Far, far worse when you are writing an "original" work and you pop "transporters" in. Not the general concept, which you then flesh out with understanding of how they fit within the context of the society and technology and sciences of your fictional society. No, just (functionally) a duplicate of how it appeared in some other media, complete with all the quirks and specifics which arose not organically but from the accreted acts of scriptwriters over the years trying to patch over a plot hole or write themselves out of a corner.
The parts all...work...the way a set of mismatched plastic gears will sort of work if you slam them together and let them grind off all the excess teeth as they try to move.
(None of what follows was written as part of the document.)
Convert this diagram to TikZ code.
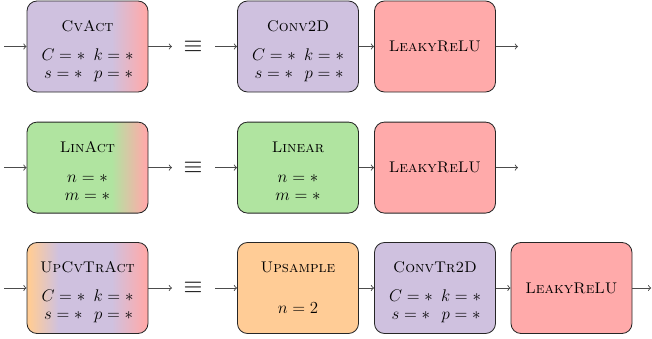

But at the very best, the whole story will then teeter along, able to keep the illusion up only so long as it is moving quickly.
The other interesting thing...and I could be imagining this but I have read things elsewhere that suggests I am not...is that this is part of a unique island ecosystem. The people commenting on these books seem to mostly have read these books; their experience does not range wider. The reviews appear gamed (but then, all review systems will tend to cluster towards full marks for everyone. It is the nature of the thing; over time the average rises until to be marked as less than excellent is to be marked as deeply flawed).
Still, when you get down to it, there are only so many basic stories. For all the works that really are about a philosophical idea or a scientific principle or a nifty gadget, stories move on the backs of people. And people are people. Whatever else is in the book, if it is in the popular press there are probably people working, striving, fighting, loving, and talking. A lot of talking. If you as a writer can handle the mechanics of having people interact with each other then perhaps the other stuff -- those unique insights, those teased-out bits of research, those flights of invention, are frosting.
If the people aren't good, it probably won't be fun to read. I mean you really should have interesting characters, you need dialogue that sounds good and works properly, descriptions that, well, describe. And there is a lot of nuts and bolts in doing this. In forming paragraphs, in being grammatical, in punctuating dialogue. In knowing how to employ tools to lead the eye and control the pacing.
The question is whether this bread-and-butter work -- this boiler-plate that, for all practical purposes, makes up the bulk of the wordcount and the majority of time spent by writer and editor -- is the sufficient minimum...or the minimum starting point.